* What the task asks *
Copy nothing but the text: reproduce each line of the listing exactly and leave the pictures out.

* Listed entries *
* start *

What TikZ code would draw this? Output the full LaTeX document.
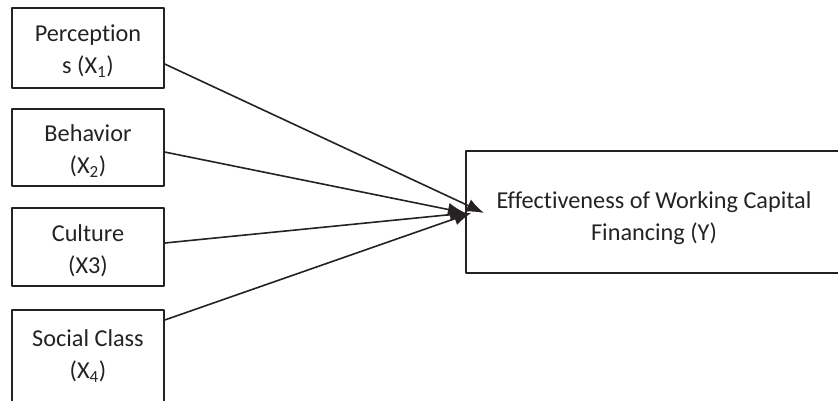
\documentclass[tikz,border=0pt]{standalone}
\usepackage{fontspec}
\setmainfont{Carlito}[Ligatures=NoCommon]
\usetikzlibrary{arrows.meta}
\definecolor{ink}{RGB}{38,34,35}
\newcommand{\topgap}[1]{\rule{0pt}{#1}}
\begin{document}
\begin{tikzpicture}[line join=round,>={Latex[length=13pt,width=10pt]},x=0.75pt,y=-0.75pt,font=\fontsize{18.2}{24}\selectfont,text=ink]
            \tikzset{box/.style={draw=ink,line width=1.1pt,align=center,inner sep=0pt,minimum width=114pt}}
            \useasboundingbox (0,0) rectangle (838,400);
            \node[box,minimum height=60pt] (X1) at (88,48) {\topgap{17pt}Perception\\s (X\textsubscript{1})};
            \node[box,minimum height=57.75pt] (X2) at (88,147.5) {\topgap{18pt}Behavior\\(X\textsubscript{2})};
            \node[box,minimum height=58.5pt] (X3) at (88,247) {\topgap{18pt}Culture\\(X3)};
            \node[box,minimum height=69pt] (X4) at (88,356) {Social Class\\(X\textsubscript{4})};
            \node[box,minimum width=282pt,minimum height=91.5pt] (Y) at (654,212) {\topgap{22pt}Effectiveness of Working Capital\\Financing (Y)};
            \foreach \s/\sy/\dx in {X1/-12/14,X2/-3.4/0,X3/3/1.5,X4/27/4.5}
            \draw[->,ink,line width=1.2pt] ([yshift=\sy pt]\s.east) -- ([xshift=\dx pt,yshift=-0.7pt]Y.west);
        \end{tikzpicture}
\end{document}
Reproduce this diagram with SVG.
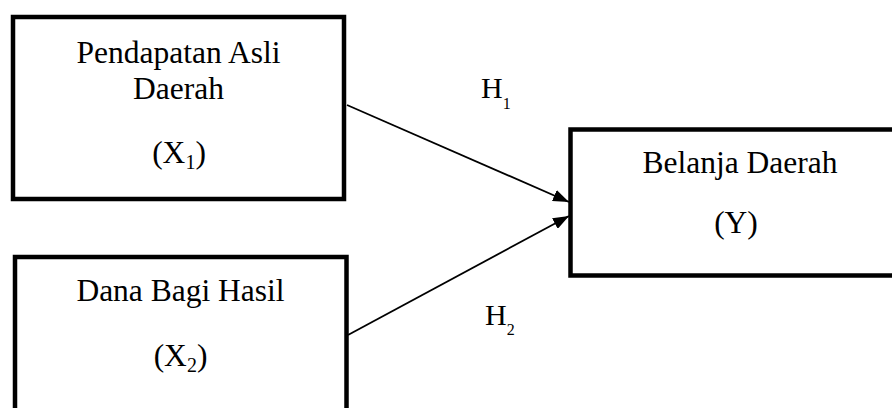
<svg xmlns="http://www.w3.org/2000/svg" width="892" height="408" viewBox="0 0 892 408">
<style>
.box{fill:#fff;stroke:#000;stroke-width:4.5}
.t{font-family:"Liberation Serif","Times New Roman",serif;font-size:31.5px;fill:#000;text-anchor:middle}
.s{font-size:20px}
.h{font-family:"Liberation Serif","Times New Roman",serif;font-size:30px;fill:#000}
.hs{font-size:16px}
.c{stroke:#000;stroke-width:1.8;fill:none}
</style>
<defs>
<marker id="a" viewBox="0 0 16 12" refX="16" refY="6" markerWidth="16" markerHeight="12" markerUnits="userSpaceOnUse" orient="auto">
<path d="M0,0 L16,6 L0,12 Z" fill="#000"/>
</marker>
</defs>
<g id="connectors">
<line class="c" x1="347" y1="105" x2="569" y2="202" marker-end="url(#a)"/>
<line class="c" x1="348" y1="335" x2="569" y2="216" marker-end="url(#a)"/>
<text class="h" x="481" y="98">H<tspan class="hs" dy="11">1</tspan></text>
<text class="h" x="485" y="325">H<tspan class="hs" dy="10">2</tspan></text>
</g>
<g id="x1">
<rect class="box" x="13" y="17" width="331" height="182"/>
<text class="t" x="178.5" y="63">Pendapatan Asli</text>
<text class="t" x="178.5" y="99">Daerah</text>
<text class="t" x="179" y="163">(X<tspan class="s" dy="6">1</tspan><tspan dy="-6">)</tspan></text>
</g>
<g id="x2">
<rect class="box" x="15" y="257" width="331.5" height="170"/>
<text class="t" x="180.5" y="301">Dana Bagi Hasil</text>
<text class="t" x="180.5" y="366">(X<tspan class="s" dy="6">2</tspan><tspan dy="-6">)</tspan></text>
</g>
<g id="y">
<rect class="box" x="570.5" y="129.5" width="341" height="146"/>
<text class="t" x="740" y="173">Belanja Daerah</text>
<text class="t" x="736" y="233">(Y)</text>
</g>
</svg>
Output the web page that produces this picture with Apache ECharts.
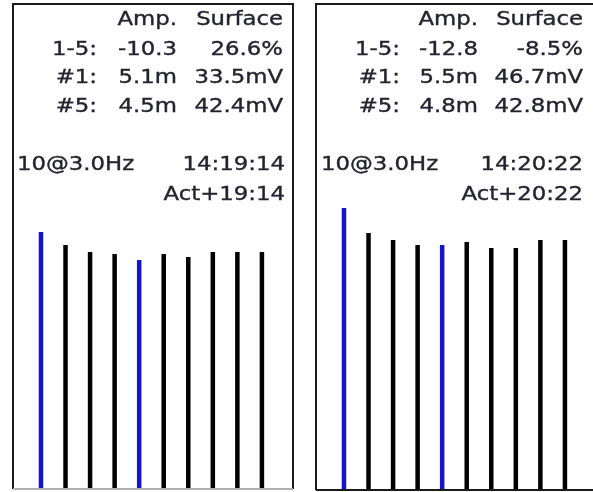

* end *

* Answer below *
What TikZ code would draw this? Output the full LaTeX document.
\documentclass[tikz,border=0pt]{standalone}
\usepackage{fontspec}
\setmainfont{Carlito}[Ligatures=NoCommon]
\usetikzlibrary{arrows.meta}
\definecolor{ink}{RGB}{38,34,35}
\newcommand{\topgap}[1]{\rule{0pt}{#1}}
\begin{document}
\begin{tikzpicture}[line join=round,>={Latex[length=13pt,width=10pt]},x=0.75pt,y=-0.75pt,font=\fontsize{18.2}{24}\selectfont,text=ink]
            \tikzset{box/.style={draw=ink,line width=1.1pt,align=center,inner sep=0pt,minimum width=114pt}}
            \useasboundingbox (0,0) rectangle (838,400);
            \node[box,minimum height=60pt] (X1) at (88,48) {\topgap{17pt}Perception\\s (X\textsubscript{1})};
            \node[box,minimum height=57.75pt] (X2) at (88,147.5) {\topgap{18pt}Behavior\\(X\textsubscript{2})};
            \node[box,minimum height=58.5pt] (X3) at (88,247) {\topgap{18pt}Culture\\(X3)};
            \node[box,minimum height=69pt] (X4) at (88,356) {Social Class\\(X\textsubscript{4})};
            \node[box,minimum width=282pt,minimum height=91.5pt] (Y) at (654,212) {\topgap{22pt}Effectiveness of Working Capital\\Financing (Y)};
            \foreach \s/\sy/\dx in {X1/-12/14,X2/-3.4/0,X3/3/1.5,X4/27/4.5}
            \draw[->,ink,line width=1.2pt] ([yshift=\sy pt]\s.east) -- ([xshift=\dx pt,yshift=-0.7pt]Y.west);
        \end{tikzpicture}
\end{document}
Reproduce this diagram with SVG.
<svg xmlns="http://www.w3.org/2000/svg" width="892" height="408" viewBox="0 0 892 408">
<style>
.box{fill:#fff;stroke:#000;stroke-width:4.5}
.t{font-family:"Liberation Serif","Times New Roman",serif;font-size:31.5px;fill:#000;text-anchor:middle}
.s{font-size:20px}
.h{font-family:"Liberation Serif","Times New Roman",serif;font-size:30px;fill:#000}
.hs{font-size:16px}
.c{stroke:#000;stroke-width:1.8;fill:none}
</style>
<defs>
<marker id="a" viewBox="0 0 16 12" refX="16" refY="6" markerWidth="16" markerHeight="12" markerUnits="userSpaceOnUse" orient="auto">
<path d="M0,0 L16,6 L0,12 Z" fill="#000"/>
</marker>
</defs>
<g id="connectors">
<line class="c" x1="347" y1="105" x2="569" y2="202" marker-end="url(#a)"/>
<line class="c" x1="348" y1="335" x2="569" y2="216" marker-end="url(#a)"/>
<text class="h" x="481" y="98">H<tspan class="hs" dy="11">1</tspan></text>
<text class="h" x="485" y="325">H<tspan class="hs" dy="10">2</tspan></text>
</g>
<g id="x1">
<rect class="box" x="13" y="17" width="331" height="182"/>
<text class="t" x="178.5" y="63">Pendapatan Asli</text>
<text class="t" x="178.5" y="99">Daerah</text>
<text class="t" x="179" y="163">(X<tspan class="s" dy="6">1</tspan><tspan dy="-6">)</tspan></text>
</g>
<g id="x2">
<rect class="box" x="15" y="257" width="331.5" height="170"/>
<text class="t" x="180.5" y="301">Dana Bagi Hasil</text>
<text class="t" x="180.5" y="366">(X<tspan class="s" dy="6">2</tspan><tspan dy="-6">)</tspan></text>
</g>
<g id="y">
<rect class="box" x="570.5" y="129.5" width="341" height="146"/>
<text class="t" x="740" y="173">Belanja Daerah</text>
<text class="t" x="736" y="233">(Y)</text>
</g>
</svg>
Output the web page that produces this picture with Apache ECharts.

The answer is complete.